Sur le moment, l’événement est passé inaperçu, ou presque: le quotidien Le Monde y consacre quelques lignes, reprises de dépêches d’agence.
La réunification de l’Europe, coupée en deux par l’expansion soviétique au lendemain de la Seconde Guerre mondiale, a pourtant débuté le 2 mai 1989. Ce jour-là en effet, un groupe de gardes-frontières hongrois, munis de pinces-monseigneur et de tenailles, coupent, sur la route entre Budapest et Vienne, les barbelés et les fils électriques posés en 1948, qui empêchaient les Hongrois de se rendre en Autriche.
Les garde-frontières hongrois n’imaginent pas que leurs coups de cisailles vont précipiter l’effondrement de l’URSS et de ses satellites. Car les barbelés qu’ils coupent font partie de la vaste barrière qui court de la mer Noire à la Baltique et enferme la moitié du continent: le 2 mai 1989, le démantèlement du Rideau de fer a commencé.

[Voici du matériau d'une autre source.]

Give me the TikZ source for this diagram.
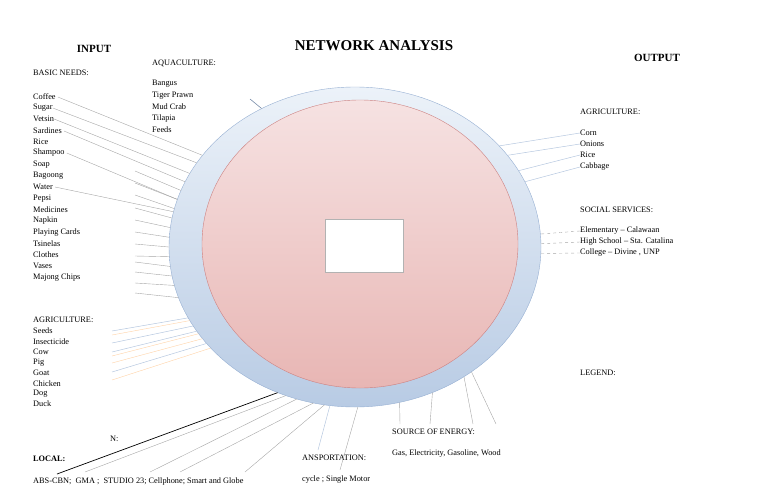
\documentclass[tikz,border=0pt]{standalone}
\usepackage{fontspec}
\setmainfont{Liberation Serif}
\usetikzlibrary{shapes.geometric}
\definecolor{ringtop}{RGB}{236,242,249}
\definecolor{ringbot}{RGB}{184,203,228}
\definecolor{ringedge}{RGB}{150,175,210}
\definecolor{pinktop}{RGB}{246,226,226}
\definecolor{pinkbot}{RGB}{232,182,180}
\definecolor{pinkedge}{RGB}{205,130,130}
\begin{document}
\begin{tikzpicture}[x=1pt,y=-1pt,
  lbl/.style={anchor=west,inner sep=0pt,font=\fontsize{8.3}{9}\selectfont},
  ttl/.style={inner sep=0pt,font=\bfseries\fontsize{11}{12}\selectfont},
  gl/.style={draw=gray!70,line width=0.4pt},
  bl/.style={draw=ringedge!70,line width=0.5pt},
  ol/.style={draw=orange!35,line width=0.4pt}]
\useasboundingbox (0,0) rectangle (768,503);
\node[ellipse,minimum width=372pt,minimum height=320pt,draw=ringedge,top color=ringtop,bottom color=ringbot,inner sep=0pt] (outer) at (355,247) {};
\node[ellipse,minimum width=316pt,minimum height=288pt,draw=pinkedge,top color=pinktop,bottom color=pinkbot,inner sep=0pt] (inner) at (360,244) {};
\node[draw=gray!60,fill=white,minimum width=78pt,minimum height=53pt,inner sep=0pt] (box) at (364,246) {};
\node[ttl,font=\bfseries\fontsize{15}{16}\selectfont] (title) at (374,46) {NETWORK ANALYSIS};
\node[ttl] (input) at (94,49) {INPUT};
\node[ttl] (output) at (657,58) {OUTPUT};
\node[lbl] (basic) at (33,73) {BASIC NEEDS:};
\node[lbl] (aqua) at (152,63) {AQUACULTURE:};
\foreach \t/\y/\n in {Bangus/84/a1,Tiger Prawn/96/a2,Mud Crab/107/a3,Tilapia/119/a4,Feeds/130/a5}
  \node[lbl] (\n) at (152,\y) {\t};
\foreach \t/\y/\n in {Coffee/97/b1,Sugar/108/b2,Vetsin/119/b3,Sardines/131/b4,Rice/142/b5,Shampoo/153/b6,Soap/165/b7,Bagoong/176/b8,Water/187/b9,Pepsi/199/b10,Medicines/210/b11,Napkin/221/b12,Playing Cards/233/b13,Tsinelas/244/b14,Clothes/255/b15,Vases/266/b16,Majong Chips/278/b17}
  \node[lbl] (\n) at (33,\y) {\t};
\node[lbl] (agri) at (33,320) {AGRICULTURE:};
\foreach \t/\y/\n in {Seeds/331/g1,Insecticide/342/g2,Cow/352/g3,Pig/363/g4,Goat/373/g5,Chicken/384/g6,Dog/394/g7,Duck/404/g8}
  \node[lbl] (\n) at (33,\y) {\t};
\node[lbl] (comm) at (110,439) {N:};
\node[lbl,font=\bfseries\fontsize{8.3}{9}\selectfont] (local) at (33,459) {LOCAL:};
\node[lbl] (media) at (33,481) {ABS-CBN;\ \ GMA ;\ \ STUDIO 23; Cellphone; Smart and Globe};
\node[lbl] (trans) at (302,458) {ANSPORTATION:};
\node[lbl] (cycle) at (302,480) {cycle ; Single Motor};
\node[lbl] (energy) at (392,432) {SOURCE OF ENERGY:};
\node[lbl] (fuels) at (392,454) {Gas, Electricity, Gasoline, Wood};
\node[lbl] (oagri) at (580,112) {AGRICULTURE:};
\foreach \t/\y/\n in {Corn/133/o1,Onions/144/o2,Rice/155/o3,Cabbage/167/o4}
  \node[lbl] (\n) at (580,\y) {\t};
\node[lbl] (social) at (580,210) {SOCIAL SERVICES:};
\node[lbl] (s1) at (580,231) {Elementary -- Calawaan};
\node[lbl] (s2) at (580,242) {High School -- Sta. Catalina};
\node[lbl] (s3) at (580,253) {College -- Divine , UNP};
\node[lbl] (legend) at (580,373) {LEGEND:};
% basic needs connectors
\draw[gl] (b1.east) ++(2,0) -- (outer.149);
\draw[gl] (b2.east) -- (outer.152);
\draw[gl] (b3.east) -- (outer.156);
\draw[gl] (b4.east) ++(2,0) -- (outer.159);
\draw[gl] (b6.east) ++(2,0) -- (outer.165);
\draw[gl] (b9.east) ++(2,0) -- (outer.169);
\foreach \y/\a in {171/162,183/165,195/168,208/171,220/174,232/177,244/180,256/183,262/186,272/189,283/192,293/196}{
  \coordinate (s\y) at (135,\y);
  \draw[gl] (s\y) -- (outer.\a);}
\coordinate (aq) at (250,99);
\draw[draw=ringedge!80!black,line width=0.6pt] (aq) -- (outer.124);
% agriculture connectors
\foreach \y/\a/\s in {331/203/bl,335/204/ol,343/206/bl,352/208/bl,356/209/ol,363/211/ol,372/213/bl,380/215/ol}{
  \coordinate (ag\y) at (112,\y);
  \draw[\s] (ag\y) -- (outer.\a);}
% communication
\coordinate (m0) at (57,474);
\draw[black,line width=0.7pt] (m0) -- (outer.242);
\foreach \x/\a in {85/245,150/249,180/255,245/259}{
  \coordinate (m\x) at (\x,472);
  \draw[gl] (m\x) -- (outer.\a);}
\coordinate (t1) at (318,450); \draw[bl] (t1) -- (outer.261);
\coordinate (t2) at (340,470); \draw[gl] (t2) -- (outer.271);
\foreach \x/\a in {400/286,430/298,473/310,496/313}{
  \coordinate (e\x) at (\x,424);
  \draw[gl] (e\x) -- (outer.\a);}
% outputs
\draw[bl] (o1.west) -- (outer.35);
\draw[bl] (o2.west) -- (outer.31);
\draw[bl] (o3.west) -- (outer.25);
\draw[bl] (o4.west) -- (outer.21);
\draw[gl,dashed] (s1.west) -- (outer.4);
\draw[gl,dashed] (s2.west) -- (outer.1);
\draw[gl,dashed] (s3.west) -- (outer.-2);
\end{tikzpicture}
\end{document}
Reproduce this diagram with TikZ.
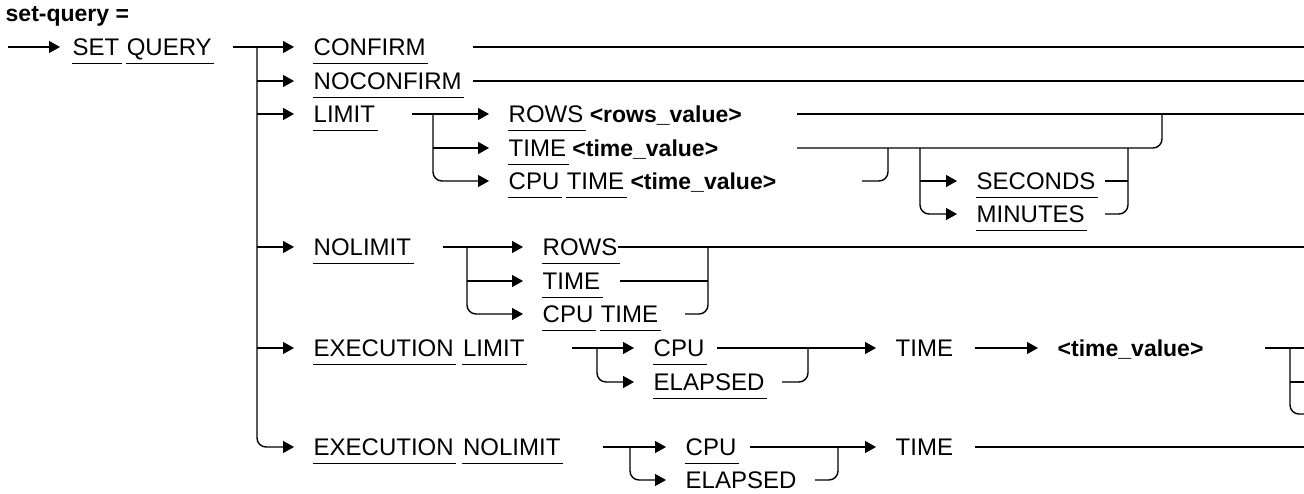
\documentclass[tikz,border=0pt]{standalone}
\usepackage{fontspec}
\setmainfont{Liberation Sans}
\usetikzlibrary{positioning,arrows.meta}

\begin{document}
\begin{tikzpicture}[x=1pt,y=-1pt,line width=1.4pt,>={Triangle[length=11pt,width=12pt]}]
  \tikzset{word/.style={anchor=west,inner sep=0pt,text height=17pt,text depth=0pt,font=\fontsize{24}{28}\selectfont}}
  \tikzset{kw/.style={word,append after command={([yshift=-7.5pt]\tikzlastnode.south west) edge ([xshift=2pt,yshift=-7.5pt]\tikzlastnode.south east)}}}
  \tikzset{val/.style={word,font=\fontsize{23}{28}\selectfont\bfseries}}
  \tikzset{rail/.style={rounded corners=9pt}}
  \tikzset{feed/.style={rail,->,shorten >=19pt}}
  \useasboundingbox (0,0) rectangle (1304,494);
  \coordinate (rim) at (1304,0);

  \node[val] (title) at (5,13) {set-query =};

  % entry
  \coordinate (start) at (8,47);
  \node[kw] (set) at (72,47) {SET};
  \node[kw,right=6pt of set] (query) {QUERY};
  \draw[->,shorten >=12pt] (start) -- (set);
  \coordinate (q0) at (233,47);
  \coordinate (trunk) at (257,47);
  \draw (q0) -- (trunk);

  % choices
  \node[kw] (confirm) at (313,47) {CONFIRM};
  \node[kw] (noconfirm) at (313,81) {NOCONFIRM};
  \node[kw] (limit) at (313,114) {LIMIT};
  \node[kw] (nolimit) at (313,247) {NOLIMIT};
  \node[kw] (exec1) at (313,348) {EXECUTION};
  \node[kw,right=8pt of exec1] (limit2) {LIMIT};
  \node[kw] (exec2) at (313,447) {EXECUTION};
  \node[kw,right=8pt of exec2] (nolimit2) {NOLIMIT};

  \draw[feed] (trunk) -- (confirm);
  \draw[feed] (trunk |- noconfirm) -- (noconfirm);
  \draw[feed] (trunk |- limit) -- (limit);
  \draw[feed] (trunk |- nolimit) -- (nolimit);
  \draw[feed] (trunk |- exec1) -- (exec1);
  \draw[feed] (trunk) |- (exec2);

  \coordinate (c1) at (473,47);
  \coordinate (c2) at (473,81);
  \draw (c1) -- (c1 -| rim);
  \draw (c2) -- (c2 -| rim);

  % LIMIT
  \coordinate (l0) at (412,114);
  \coordinate (lj) at (433,114);
  \draw (l0) -- (lj);
  \node[kw] (rows) at (508,114) {ROWS};
  \node[val,right=5pt of rows] (rowsv) {<rows\_value>};
  \node[kw] (time1) at (508,148) {TIME};
  \node[val,right=5pt of time1] (time1v) {<time\_value>};
  \node[kw] (cpu1) at (508,181) {CPU};
  \node[kw,right=6pt of cpu1] (time2) {TIME};
  \node[val,right=5pt of time2] (time2v) {<time\_value>};
  \draw[feed] (lj) -- (rows);
  \draw[feed] (lj |- time1) -- (time1);
  \draw[feed] (lj) |- (cpu1);

  \coordinate (l1) at (797,114);
  \coordinate (l2) at (797,148);
  \coordinate (l2j) at (1162,114);
  \coordinate (l3) at (862,181);
  \coordinate (l3j) at (888,148);
  \draw (l1) -- (l1 -| rim);
  \draw[rail] (l2) -| (l2j);
  \draw[rail] (l3) -| (l3j);

  % SECONDS / MINUTES
  \coordinate (uj) at (920,148);
  \node[kw] (seconds) at (976,181) {SECONDS};
  \node[kw] (minutes) at (976,214) {MINUTES};
  \draw[feed] (uj |- seconds) -- (seconds);
  \draw[feed] (uj) |- (minutes);
  \coordinate (u1) at (1105,181);
  \coordinate (u2) at (1105,214);
  \coordinate (uk) at (1128,148);
  \draw (u1) -- (u1 -| uk);
  \draw[rail] (u2) -| (uk);

  % NOLIMIT
  \coordinate (n0) at (443,247);
  \coordinate (nj) at (467,247);
  \draw (n0) -- (nj);
  \node[kw] (rows2) at (542,247) {ROWS};
  \node[kw] (time3) at (542,281) {TIME};
  \node[kw] (cpu2) at (542,314) {CPU};
  \node[kw,right=6pt of cpu2] (time4) {TIME};
  \draw[feed] (nj) -- (rows2);
  \draw[feed] (nj |- time3) -- (time3);
  \draw[feed] (nj) |- (cpu2);
  \draw (rows2) -- (rows2 -| rim);
  \coordinate (n2) at (620,281);
  \coordinate (n3) at (685,314);
  \coordinate (nk) at (708,247);
  \draw (n2) -- (n2 -| nk);
  \draw[rail] (n3) -| (nk);

  % EXECUTION LIMIT
  \coordinate (x0) at (572,348);
  \coordinate (xj) at (597,348);
  \draw (x0) -- (xj);
  \node[kw] (cpu3) at (653,348) {CPU};
  \node[kw] (elapsed1) at (653,382) {ELAPSED};
  \draw[feed] (xj) -- (cpu3);
  \draw[feed] (xj) |- (elapsed1);
  \coordinate (x1) at (717,348);
  \coordinate (x2) at (782,382);
  \coordinate (xk) at (808,348);
  \node[word] (time5) at (895,348) {TIME};
  \draw[feed] (x1) -- (time5);
  \draw[rail] (x2) -| (xk);
  \coordinate (x3) at (975,348);
  \node[val] (time5v) at (1057,348) {<time\_value>};
  \draw[feed] (x3) -- (time5v);
  \coordinate (x4) at (1265,348);
  \coordinate (xm) at (1290,348);
  \coordinate (xa) at (1304,382);
  \coordinate (xb) at (1304,414);
  \draw (x4) -- (x4 -| rim);
  \draw (xm |- xa) -- (xa);
  \draw[rail] (xm) |- (xb);

  % EXECUTION NOLIMIT
  \coordinate (y0) at (603,447);
  \coordinate (yj) at (630,447);
  \draw (y0) -- (yj);
  \node[kw] (cpu4) at (685,447) {CPU};
  \node[kw] (elapsed2) at (685,480) {ELAPSED};
  \draw[feed] (yj) -- (cpu4);
  \draw[feed] (yj) |- (elapsed2);
  \coordinate (y1) at (750,447);
  \coordinate (y2) at (815,480);
  \coordinate (yk) at (838,447);
  \node[word] (time6) at (895,447) {TIME};
  \draw[feed] (y1) -- (time6);
  \draw[rail] (y2) -| (yk);
  \coordinate (y3) at (975,447);
  \draw (y3) -- (y3 -| rim);
\end{tikzpicture}
\end{document}
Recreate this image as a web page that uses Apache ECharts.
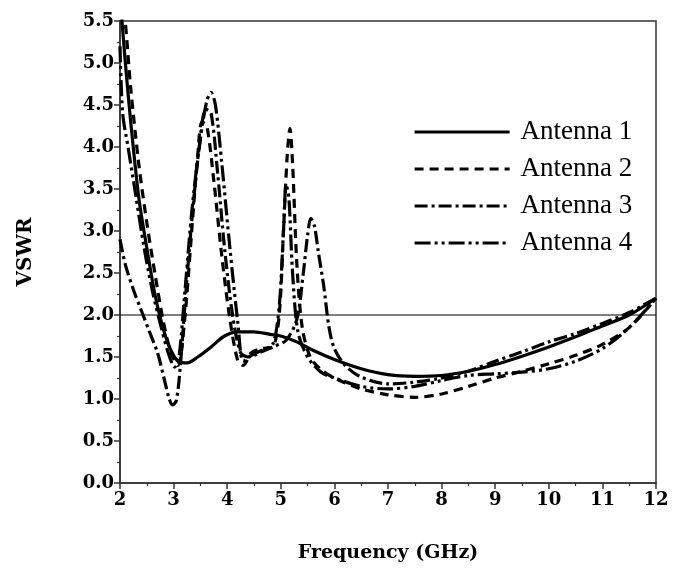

La mémoire collective a retenu la chute du mur de Berlin, dans la nuit du 9 novembre. Mais, si le bloc de l’Est s’effondre alors en quelques semaines, à la surprise de nombreux observateurs, c’est parce qu’une série d’événements, passés souvent inaperçus, ont préparé cette issue.
En Hongrie, surtout. « La Hongrie était le maillon faible du Rideau de fer et c’est inexorablement là qu’il a cédé », selon l’historien hongrois Géza Szebeni, en rappelant notamment l’épisode révélateur du soulèvement hongrois de 1956 contre le régime soviétique qui s’était soldé par une répression sanglante de la part des troupes de Moscou.
Ce qui explique pourquoi Helmut Kohl, alors chancelier, a déclaré, en célébrant la réunification de l’Allemagne: « Le sol sur lequel repose la porte de Brandebourg est hongrois »…
A Moscou, Mikhaïl Gorbatchev, arrivé au pouvoir en mars 1985, tente de sauver un système soviétique figé et menacé par l’asphyxie. Il encourage une certaine liberté d’expression (glasnost) et la restructuration d’une machine économique à l’agonie (perestroïka).
Un vent nouveau souffle sur l’Europe de l’Est. Les dirigeants hongrois l’ont très vite senti et on su en tirer profit. En 1987, des passeports sont distribués aux Hongrois, qui donnent à la plupart d’entre eux la liberté de voyager à l’étranger.
Imre Pozsgay, ministre d’Etat et chef de file des communistes réformateurs dans les années 80, a ainsi prôné dès octobre 1988 le démantèlement du grillage « de la honte », de 350 km de long, avec barbelés et système de surveillance électronique coûteux.
En février 1989, le Bureau politique du Parti communiste hongrois, le Parti socialiste ouvrier MSZMP, prit la décision de commencer le démantèlement du « Rideau de fer », notamment aussi parce que son entretien coûtait trop cher. Le 27 avril 1989, Budapest ordonne aux gardes-frontières de démanteler les grillages électrifiés.
Le 2 mai, l’opération commence. La décision des dirigeants de Budapest sème la fureur chez les hiérarques communistes des « pays frères », de la Roumanie à la Pologne. Mais Moscou laisse faire : l’heure est à la perestroïka impulsée par Mikhail Gorbatchev. A la tête de l’Allemagne de l’Est, le vieux Erich Honecker découvre les images à la télévision et tente de faire stopper le processus. Mais les Hongrois ignorent ses appels. Son sort, et celui de son régime, sont scellés.
De semaine en semaine, le nombre des passages clandestins augmente. A l’été 1989, des dizaines de milliers de réfugiés est-allemands attendent, le long de la frontière, dans des campements de fortune.
Le 19 août, enfin, à l’occasion d’un « pique-nique paneuropéen », organisé à proximité de Sopron et parrainé par le descendant du dernier empereur, Otto de Habsbourg, côté autrichien, et Imre Pozsgay, côté hongrois, plusieurs centaines d’Allemands de l’Est forcent une porte en bois qui marque le passage de la frontière. En l’absence de consignes de Budapest, le chef des garde-frontières interdit de tirer.
Les images font le tour du monde. Et déclenchent, dans les jours qui suivent, un nouvel afflux d’Allemands de l’Est en terre hongroise, candidats au départ vers l’Ouest. Le 10 septembre, le gouvernement hongrois décidait d’ouvrir les frontières définitivement. Plus de 100 000 Allemands de l’Est traversent la frontière.
Le 9 novembre, enfin, le mur de Berlin tombe. Comme un fruit trop mûr.